<<<<

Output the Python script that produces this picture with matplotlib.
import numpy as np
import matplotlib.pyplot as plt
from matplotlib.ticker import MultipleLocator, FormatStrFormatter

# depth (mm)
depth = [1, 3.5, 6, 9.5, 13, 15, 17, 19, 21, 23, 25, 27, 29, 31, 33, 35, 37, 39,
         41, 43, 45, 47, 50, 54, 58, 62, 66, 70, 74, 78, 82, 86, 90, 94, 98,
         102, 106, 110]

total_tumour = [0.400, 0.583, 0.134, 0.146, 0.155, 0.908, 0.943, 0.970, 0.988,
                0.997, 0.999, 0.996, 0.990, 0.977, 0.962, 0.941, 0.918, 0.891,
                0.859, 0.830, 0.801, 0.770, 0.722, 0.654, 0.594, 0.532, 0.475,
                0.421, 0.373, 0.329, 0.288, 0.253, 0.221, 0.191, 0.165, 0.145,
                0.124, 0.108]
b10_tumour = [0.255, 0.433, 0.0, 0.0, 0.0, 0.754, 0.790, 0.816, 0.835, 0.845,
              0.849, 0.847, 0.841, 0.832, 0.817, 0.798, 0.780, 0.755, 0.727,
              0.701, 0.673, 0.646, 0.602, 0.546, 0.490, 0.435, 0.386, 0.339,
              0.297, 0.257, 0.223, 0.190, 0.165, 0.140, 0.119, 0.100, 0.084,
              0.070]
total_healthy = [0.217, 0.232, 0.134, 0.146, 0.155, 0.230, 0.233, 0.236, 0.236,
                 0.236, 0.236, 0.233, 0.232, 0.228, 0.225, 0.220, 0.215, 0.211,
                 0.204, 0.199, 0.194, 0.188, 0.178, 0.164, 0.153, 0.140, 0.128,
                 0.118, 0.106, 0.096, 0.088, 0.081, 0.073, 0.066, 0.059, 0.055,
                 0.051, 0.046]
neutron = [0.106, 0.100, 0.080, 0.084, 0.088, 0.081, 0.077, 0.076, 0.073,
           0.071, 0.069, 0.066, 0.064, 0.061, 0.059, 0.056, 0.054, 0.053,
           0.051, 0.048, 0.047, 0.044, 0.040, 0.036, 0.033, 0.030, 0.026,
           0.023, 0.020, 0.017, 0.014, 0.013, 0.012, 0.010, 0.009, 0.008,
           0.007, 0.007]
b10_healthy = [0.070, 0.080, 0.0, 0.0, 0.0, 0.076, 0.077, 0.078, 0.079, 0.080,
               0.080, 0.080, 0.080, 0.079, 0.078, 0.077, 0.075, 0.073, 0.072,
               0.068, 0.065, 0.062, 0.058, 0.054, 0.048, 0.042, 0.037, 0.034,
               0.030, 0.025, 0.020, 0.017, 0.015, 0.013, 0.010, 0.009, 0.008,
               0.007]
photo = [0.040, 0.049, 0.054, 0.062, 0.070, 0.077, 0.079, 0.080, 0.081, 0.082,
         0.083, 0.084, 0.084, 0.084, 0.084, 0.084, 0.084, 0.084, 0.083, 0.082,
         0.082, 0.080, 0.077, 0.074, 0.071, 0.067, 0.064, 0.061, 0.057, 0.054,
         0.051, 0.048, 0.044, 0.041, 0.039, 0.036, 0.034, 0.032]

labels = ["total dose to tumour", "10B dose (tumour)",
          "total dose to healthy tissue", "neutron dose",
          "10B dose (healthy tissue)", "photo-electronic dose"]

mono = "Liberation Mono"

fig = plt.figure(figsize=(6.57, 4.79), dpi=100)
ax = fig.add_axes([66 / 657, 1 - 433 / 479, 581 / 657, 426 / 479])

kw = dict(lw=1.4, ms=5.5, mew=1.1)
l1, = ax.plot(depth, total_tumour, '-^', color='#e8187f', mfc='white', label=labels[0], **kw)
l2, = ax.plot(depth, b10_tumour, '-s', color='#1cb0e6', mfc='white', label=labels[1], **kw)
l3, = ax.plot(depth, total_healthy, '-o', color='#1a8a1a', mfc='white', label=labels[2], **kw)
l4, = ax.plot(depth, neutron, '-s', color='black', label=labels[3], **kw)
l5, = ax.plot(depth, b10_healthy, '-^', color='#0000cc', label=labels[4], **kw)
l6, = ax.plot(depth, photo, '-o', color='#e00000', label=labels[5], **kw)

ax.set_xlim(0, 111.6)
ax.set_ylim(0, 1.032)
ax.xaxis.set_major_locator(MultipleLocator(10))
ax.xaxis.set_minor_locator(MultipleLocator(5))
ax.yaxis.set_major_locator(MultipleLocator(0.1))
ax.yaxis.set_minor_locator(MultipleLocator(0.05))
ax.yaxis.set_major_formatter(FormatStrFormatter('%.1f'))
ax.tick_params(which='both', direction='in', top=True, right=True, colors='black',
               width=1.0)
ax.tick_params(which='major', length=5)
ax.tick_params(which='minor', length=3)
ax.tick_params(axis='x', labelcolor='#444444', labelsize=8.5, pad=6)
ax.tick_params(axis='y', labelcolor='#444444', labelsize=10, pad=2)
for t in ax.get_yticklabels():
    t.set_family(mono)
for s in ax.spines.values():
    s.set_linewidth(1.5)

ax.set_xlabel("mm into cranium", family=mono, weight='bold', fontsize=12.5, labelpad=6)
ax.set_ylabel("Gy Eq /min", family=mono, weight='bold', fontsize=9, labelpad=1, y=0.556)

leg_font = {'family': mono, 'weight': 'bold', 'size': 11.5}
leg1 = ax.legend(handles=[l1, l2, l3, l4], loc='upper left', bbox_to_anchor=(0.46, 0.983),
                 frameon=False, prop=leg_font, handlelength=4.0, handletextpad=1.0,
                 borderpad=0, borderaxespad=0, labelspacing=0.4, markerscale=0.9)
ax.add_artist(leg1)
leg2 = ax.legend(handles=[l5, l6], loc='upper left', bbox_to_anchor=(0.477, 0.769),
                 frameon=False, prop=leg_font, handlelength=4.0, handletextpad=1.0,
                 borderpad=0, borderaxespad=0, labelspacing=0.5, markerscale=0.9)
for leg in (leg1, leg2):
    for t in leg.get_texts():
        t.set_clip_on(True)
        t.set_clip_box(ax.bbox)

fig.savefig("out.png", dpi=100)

>>>>

__REQUIREMENTS__: Reproduce the complete data exactly as presented above.

__ANSWER TO THIS PROBLEM__:
Output the Python script that produces this picture with matplotlib.
import numpy as np
import matplotlib.pyplot as plt
from matplotlib.ticker import MultipleLocator, FormatStrFormatter

# depth (mm)
depth = [1, 3.5, 6, 9.5, 13, 15, 17, 19, 21, 23, 25, 27, 29, 31, 33, 35, 37, 39,
         41, 43, 45, 47, 50, 54, 58, 62, 66, 70, 74, 78, 82, 86, 90, 94, 98,
         102, 106, 110]

total_tumour = [0.400, 0.583, 0.134, 0.146, 0.155, 0.908, 0.943, 0.970, 0.988,
                0.997, 0.999, 0.996, 0.990, 0.977, 0.962, 0.941, 0.918, 0.891,
                0.859, 0.830, 0.801, 0.770, 0.722, 0.654, 0.594, 0.532, 0.475,
                0.421, 0.373, 0.329, 0.288, 0.253, 0.221, 0.191, 0.165, 0.145,
                0.124, 0.108]
b10_tumour = [0.255, 0.433, 0.0, 0.0, 0.0, 0.754, 0.790, 0.816, 0.835, 0.845,
              0.849, 0.847, 0.841, 0.832, 0.817, 0.798, 0.780, 0.755, 0.727,
              0.701, 0.673, 0.646, 0.602, 0.546, 0.490, 0.435, 0.386, 0.339,
              0.297, 0.257, 0.223, 0.190, 0.165, 0.140, 0.119, 0.100, 0.084,
              0.070]
total_healthy = [0.217, 0.232, 0.134, 0.146, 0.155, 0.230, 0.233, 0.236, 0.236,
                 0.236, 0.236, 0.233, 0.232, 0.228, 0.225, 0.220, 0.215, 0.211,
                 0.204, 0.199, 0.194, 0.188, 0.178, 0.164, 0.153, 0.140, 0.128,
                 0.118, 0.106, 0.096, 0.088, 0.081, 0.073, 0.066, 0.059, 0.055,
                 0.051, 0.046]
neutron = [0.106, 0.100, 0.080, 0.084, 0.088, 0.081, 0.077, 0.076, 0.073,
           0.071, 0.069, 0.066, 0.064, 0.061, 0.059, 0.056, 0.054, 0.053,
           0.051, 0.048, 0.047, 0.044, 0.040, 0.036, 0.033, 0.030, 0.026,
           0.023, 0.020, 0.017, 0.014, 0.013, 0.012, 0.010, 0.009, 0.008,
           0.007, 0.007]
b10_healthy = [0.070, 0.080, 0.0, 0.0, 0.0, 0.076, 0.077, 0.078, 0.079, 0.080,
               0.080, 0.080, 0.080, 0.079, 0.078, 0.077, 0.075, 0.073, 0.072,
               0.068, 0.065, 0.062, 0.058, 0.054, 0.048, 0.042, 0.037, 0.034,
               0.030, 0.025, 0.020, 0.017, 0.015, 0.013, 0.010, 0.009, 0.008,
               0.007]
photo = [0.040, 0.049, 0.054, 0.062, 0.070, 0.077, 0.079, 0.080, 0.081, 0.082,
         0.083, 0.084, 0.084, 0.084, 0.084, 0.084, 0.084, 0.084, 0.083, 0.082,
         0.082, 0.080, 0.077, 0.074, 0.071, 0.067, 0.064, 0.061, 0.057, 0.054,
         0.051, 0.048, 0.044, 0.041, 0.039, 0.036, 0.034, 0.032]

labels = ["total dose to tumour", "10B dose (tumour)",
          "total dose to healthy tissue", "neutron dose",
          "10B dose (healthy tissue)", "photo-electronic dose"]

mono = "Liberation Mono"

fig = plt.figure(figsize=(6.57, 4.79), dpi=100)
ax = fig.add_axes([66 / 657, 1 - 433 / 479, 581 / 657, 426 / 479])

kw = dict(lw=1.4, ms=5.5, mew=1.1)
l1, = ax.plot(depth, total_tumour, '-^', color='#e8187f', mfc='white', label=labels[0], **kw)
l2, = ax.plot(depth, b10_tumour, '-s', color='#1cb0e6', mfc='white', label=labels[1], **kw)
l3, = ax.plot(depth, total_healthy, '-o', color='#1a8a1a', mfc='white', label=labels[2], **kw)
l4, = ax.plot(depth, neutron, '-s', color='black', label=labels[3], **kw)
l5, = ax.plot(depth, b10_healthy, '-^', color='#0000cc', label=labels[4], **kw)
l6, = ax.plot(depth, photo, '-o', color='#e00000', label=labels[5], **kw)

ax.set_xlim(0, 111.6)
ax.set_ylim(0, 1.032)
ax.xaxis.set_major_locator(MultipleLocator(10))
ax.xaxis.set_minor_locator(MultipleLocator(5))
ax.yaxis.set_major_locator(MultipleLocator(0.1))
ax.yaxis.set_minor_locator(MultipleLocator(0.05))
ax.yaxis.set_major_formatter(FormatStrFormatter('%.1f'))
ax.tick_params(which='both', direction='in', top=True, right=True, colors='black',
               width=1.0)
ax.tick_params(which='major', length=5)
ax.tick_params(which='minor', length=3)
ax.tick_params(axis='x', labelcolor='#444444', labelsize=8.5, pad=6)
ax.tick_params(axis='y', labelcolor='#444444', labelsize=10, pad=2)
for t in ax.get_yticklabels():
    t.set_family(mono)
for s in ax.spines.values():
    s.set_linewidth(1.5)

ax.set_xlabel("mm into cranium", family=mono, weight='bold', fontsize=12.5, labelpad=6)
ax.set_ylabel("Gy Eq /min", family=mono, weight='bold', fontsize=9, labelpad=1, y=0.556)

leg_font = {'family': mono, 'weight': 'bold', 'size': 11.5}
leg1 = ax.legend(handles=[l1, l2, l3, l4], loc='upper left', bbox_to_anchor=(0.46, 0.983),
                 frameon=False, prop=leg_font, handlelength=4.0, handletextpad=1.0,
                 borderpad=0, borderaxespad=0, labelspacing=0.4, markerscale=0.9)
ax.add_artist(leg1)
leg2 = ax.legend(handles=[l5, l6], loc='upper left', bbox_to_anchor=(0.477, 0.769),
                 frameon=False, prop=leg_font, handlelength=4.0, handletextpad=1.0,
                 borderpad=0, borderaxespad=0, labelspacing=0.5, markerscale=0.9)
for leg in (leg1, leg2):
    for t in leg.get_texts():
        t.set_clip_on(True)
        t.set_clip_box(ax.bbox)

fig.savefig("out.png", dpi=100)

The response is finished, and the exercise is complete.